5 Responses It’s what you don’t see
Posted By Richard A. Ekstedt : April 16, 2010 3:01 pm

Well made import! I wish that someone would release, combining the Spanish and Japanese soundtracks to “BEAST AND THE MAGIC SWORD” which I thought was excellent!

Posted By morlockjeff : April 16, 2010 10:14 pm

The People Who Own the Dark – That’s us. The Movie Morlocks. Let’s have t-shirts made that say that like a mantra – THE PEOPLE WHO OWN THE DARK – TCM Movie Morlocks – We can get a corporate sponsorship and…just shoot me, the marketing magic is starting to work….but you have to admit that Klimovsky’s English titled film is like poetry.

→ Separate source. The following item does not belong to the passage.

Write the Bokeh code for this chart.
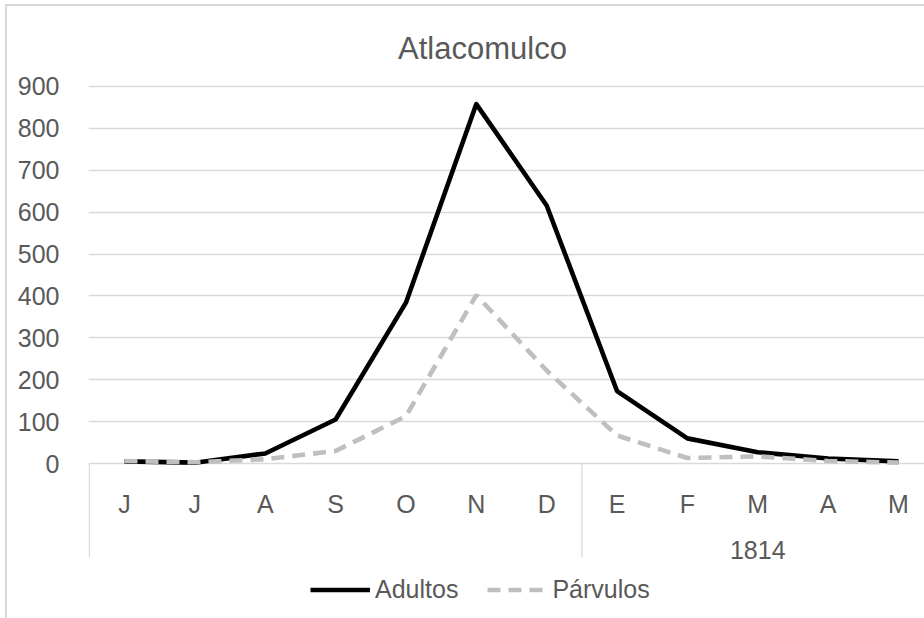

Posted By Dean : April 17, 2010 3:22 pm

I guess I’m a Movie Morlock because I saw at least the latter half of “The People Who Own the Dark.” It was on a double bill with something I don’t remember. I was very young and impressionable at the time, guided by an older, identification-bearing sibling as we stumbled into the theater. What I saw of the film definitely left an impression. All those groping hands and sightless eyes. Scared the wits out of me! DVD anytime soon?

Excellent article, by the way.

Posted By Richard Harland Smith : April 17, 2010 4:44 pm

Jeff, I love the title and I want the tee shirt!

Posted By wilbur twinhorse : April 17, 2010 10:48 pm

Ricardo, Mi quiero to come to your casa and watch some movies! Que Hombre senor, Teresa Gimpera bessa mi mucha! Aieeee…good post and interesting comments, gracias guero.